What to produce:
The lines to extract run from the first line of the material below to the line containing "from matplotlib.patches import Rectangle", both included; leave the pictures behind.

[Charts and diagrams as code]
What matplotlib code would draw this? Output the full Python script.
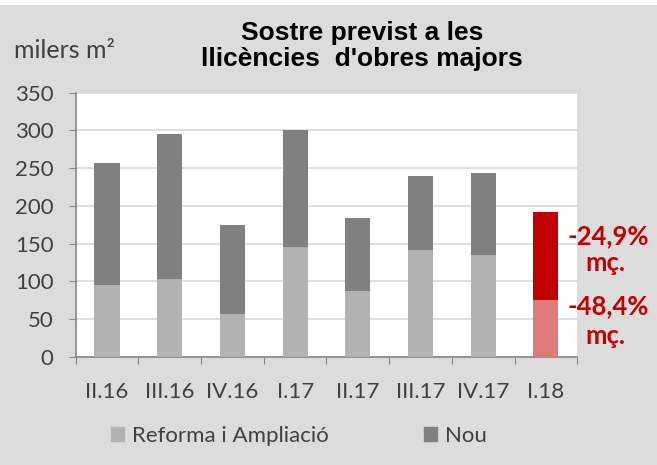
import matplotlib
matplotlib.use("Agg")
import matplotlib.pyplot as plt
from matplotlib.patches import Rectangle

# dades (milers m2)
trimestres = ["II.16", "III.16", "IV.16", "I.17", "II.17", "III.17", "IV.17", "I.18"]
reforma = [95, 103, 57, 145, 87, 141, 135, 75]
nou = [162, 192, 118, 155, 97, 99, 108, 117]
var_nou = "-24,9%"
var_reforma = "-48,4%"

gris_fons = "#dcdcdc"
c_ref = "#b2b2b2"
c_nou = "#808080"
c_ref_ult = "#e07b7b"
c_nou_ult = "#c00000"
c_text = "#404040"

fig = plt.figure(figsize=(6.57, 4.65), dpi=100, facecolor="white")
fig.patches.append(Rectangle((0, 0), 1, 460/465, transform=fig.transFigure,
                             facecolor=gris_fons, edgecolor="none", zorder=-10))
ax = fig.add_axes([0.1152, 0.2329, 0.7635, 0.5678])
ax.set_facecolor("white")

x = list(range(len(trimestres)))
col_ref = [c_ref]*(len(x)-1) + [c_ref_ult]
col_nou = [c_nou]*(len(x)-1) + [c_nou_ult]
ax.bar(x, reforma, width=0.4, color=col_ref, zorder=3)
ax.bar(x, nou, width=0.4, bottom=reforma, color=col_nou, zorder=3)

ax.set_xlim(-0.5, len(x)-0.5)
ax.set_ylim(0, 350)
ax.set_yticks(range(0, 351, 50))
ax.yaxis.grid(True, color="#d9d9d9", lw=1.2, zorder=0)

# ticks x: marques als limits, etiquetes al centre
ax.set_xticks([i-0.5 for i in range(len(x)+1)])
ax.set_xticklabels([])
ax.set_xticks(x, minor=True)
ax.set_xticklabels(trimestres, minor=True)
ax.tick_params(axis="x", which="major", length=5, color="#868686", direction="out")
ax.tick_params(axis="x", which="minor", length=0, pad=18, labelsize=16, labelcolor=c_text)
ax.tick_params(axis="y", length=5, color="#868686", pad=11, labelsize=16, labelcolor=c_text)
for lab in ax.get_xticklabels(minor=True) + ax.get_yticklabels():
    lab.set_family("Lato")

for s in ["top", "right"]:
    ax.spines[s].set_visible(False)
for s in ["left", "bottom"]:
    ax.spines[s].set_color("#868686")
    ax.spines[s].set_linewidth(1.2)

# anotacions variacio
ult = len(x)-1
kw = dict(color=c_nou_ult, fontsize=18.5, fontweight="bold", family="Lato",
          ha="center", va="center", clip_on=False)
ax.text(ult+1.0, reforma[ult] + nou[ult]*0.73, var_nou, **kw)
ax.text(ult+0.95, reforma[ult] + nou[ult]*0.42, "mç.", **kw)
ax.text(ult+1.0, reforma[ult]*0.9, var_reforma, **kw)
ax.text(ult+0.95, reforma[ult]*0.37, "mç.", **kw)

fig.text(0.551, 0.901, "Sostre previst a les\nllicències  d'obres majors", ha="center", va="center",
         fontsize=19, fontweight="bold", family="Liberation Sans", linespacing=1.15, color="black")
fig.text(0.022, 0.892, "milers m²", ha="left", va="center", fontsize=18, family="Lato", color=c_text)

leg = fig.legend(handles=[Rectangle((0, 0), 1, 1, color=c_ref), Rectangle((0, 0), 1, 1, color=c_nou)],
                 labels=["Reforma i Ampliació", "Nou"], loc="center", bbox_to_anchor=(0.455, 0.062),
                 ncol=2, frameon=False, handlelength=0.6, handleheight=0.6, handletextpad=0.35,
                 columnspacing=4.3, prop={"family": "Lato", "size": 16})
for t in leg.get_texts():
    t.set_color(c_text)

fig.savefig("out.png", dpi=100, facecolor=fig.get_facecolor())
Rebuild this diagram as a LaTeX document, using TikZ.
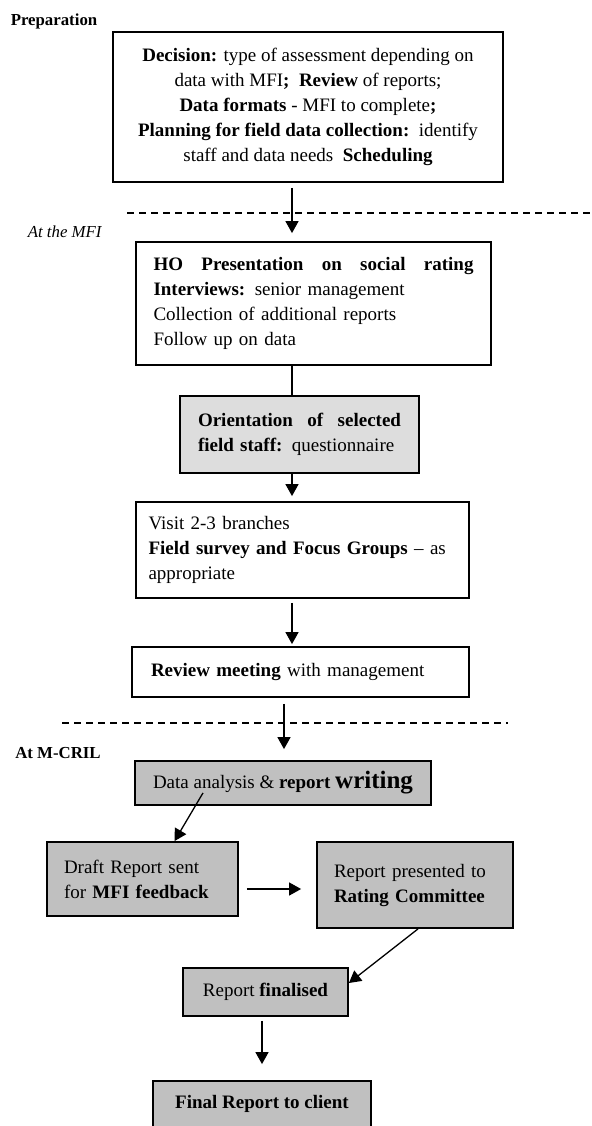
\documentclass[tikz,border=0pt]{standalone}
\usepackage{fontspec}
\setmainfont{Liberation Serif}
\usetikzlibrary{arrows.meta,positioning,calc}
\definecolor{palegray}{HTML}{DDDDDD}
\definecolor{silvergray}{HTML}{C0C0C0}

\begin{document}
\begin{tikzpicture}[x=0.5pt,y=-0.5pt,
  every node/.style={font=\fontsize{9.5}{12.5}\selectfont},
  box/.style={rectangle,draw=black,line width=0.9pt,inner sep=0pt,align=center},
  gbox/.style={box,fill=silvergray},
  lbl/.style={font=\fontsize{8.4}{10}\selectfont,inner sep=0pt},
  arrow/.style={-{Triangle[length=6pt,width=6.5pt]},line width=0.65pt},
  sep/.style={dash pattern=on 3.5pt off 2.5pt,line width=0.6pt}
]
\useasboundingbox (0,0) rectangle (592,1126);
\clip (0,0) rectangle (592,1126);

\node[lbl] (prepLbl) at (54,21) {\textbf{Preparation}};
\node[lbl] (mfiLbl) at (65,232) {\textit{At the MFI}};
\node[lbl] (mcrilLbl) at (58,753) {\textbf{At M-CRIL}};

\draw[sep] (127,213) -- (592,213);
\draw[sep] (62,723) -- (508,723);

\node[box,minimum width=195pt,minimum height=75pt] (prep) at (308,107) {\textbf{Decision:} type of assessment depending on\\ data with MFI\textbf{;}\enspace \textbf{Review} of reports;\\ \textbf{Data formats} - MFI to complete\textbf{;}\\ \textbf{Planning for field data collection:}\enspace identify\\ staff and data needs\enspace \textbf{Scheduling}};
\node[box,minimum width=177.5pt,minimum height=61.5pt,text width=160pt,align=left] (ho) at (313.5,303.5) {\textbf{HO\hfill Presentation\hfill on\hfill social\hfill rating}\\ \textbf{Interviews:} senior management\\ Collection of additional reports\\ Follow up on data};
\node[box,fill=palegray,minimum width=119.5pt,minimum height=38.5pt,text width=101.5pt,align=left] (orient) at (299.5,434.5) {\textbf{Orientation\hfill of\hfill selected}\\ \textbf{field staff:}\enspace questionnaire};
\node[box,minimum width=166.5pt,minimum height=48pt,text width=154pt,align=left] (visit) at (302.5,550) {Visit 2-3 branches\\ \textbf{Field survey and Focus Groups} -- as\\ appropriate};
\node[box,minimum width=168.5pt,minimum height=25pt,text width=149.5pt,align=left] (review) at (300.5,672) {\textbf{Review meeting} with management};

\node[gbox,minimum width=148pt,minimum height=22pt] (analysis) at (283,783) {Data analysis \& \textbf{report} {\fontsize{12.5}{14}\selectfont\bfseries writing}};
\node[gbox,minimum width=95.5pt,minimum height=37pt,text width=78.5pt,align=left] (draft) at (142.5,879) {Draft Report sent\\ for \textbf{MFI feedback}};
\node[gbox,minimum width=98pt,minimum height=43pt,text width=81pt,align=left] (rating) at (415,885) {Report presented to\\ \textbf{Rating Committee}};
\node[gbox,minimum width=82.5pt,minimum height=24pt] (fin) at (265.5,992) {Report \textbf{finalised}};
\node[gbox,minimum width=109pt,minimum height=23pt] (client) at (262,1104) {\textbf{Final Report to client}};

\coordinate (spine) at (292,0);
\coordinate (spine2) at (284,0);

\draw[arrow,shorten <=2.5pt,shorten >=4pt] (prep.south -| spine) -- (ho.north -| spine);
\draw[line width=0.9pt] (ho.south -| spine) -- (orient.north -| spine);
\draw[arrow,shorten >=2.5pt] (orient.south -| spine) -- (visit.north -| spine);
\draw[arrow,shorten <=2pt,shorten >=1pt] (visit.south -| spine) -- (review.north -| spine);
\draw[arrow,shorten <=3pt,shorten >=5.5pt] (review.south -| spine2) -- (analysis.north -| spine2);
\draw[arrow] ([shift={(-80,-13)}]analysis.south) -- ([xshift=16pt]draft.north);
\draw[arrow,shorten <=4pt,shorten >=7.5pt] ([yshift=-5pt]draft.east) -- ([yshift=-5pt]draft.east -| rating.west);
\draw[arrow] ([xshift=1.5pt]rating.south) -- ([yshift=4.5pt]fin.east);
\draw[arrow,shorten <=2pt,shorten >=8pt] (fin.south -| client.north) -- (client.north);
\end{tikzpicture}
\end{document}
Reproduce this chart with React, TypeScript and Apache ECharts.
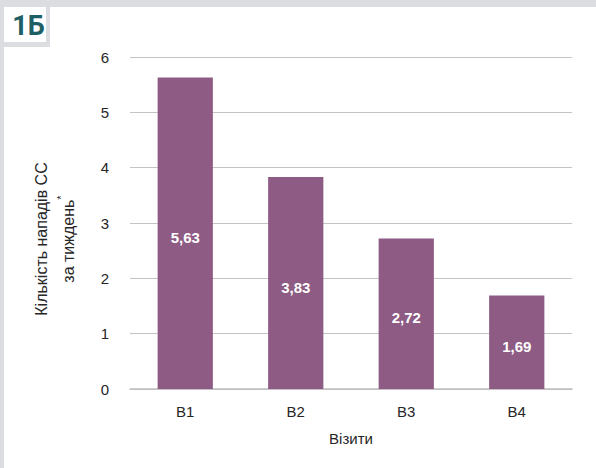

Solved exercise:
What matplotlib code would draw this? Output the full Python script.
import matplotlib
matplotlib.use("Agg")
import matplotlib.pyplot as plt
from matplotlib.patches import Rectangle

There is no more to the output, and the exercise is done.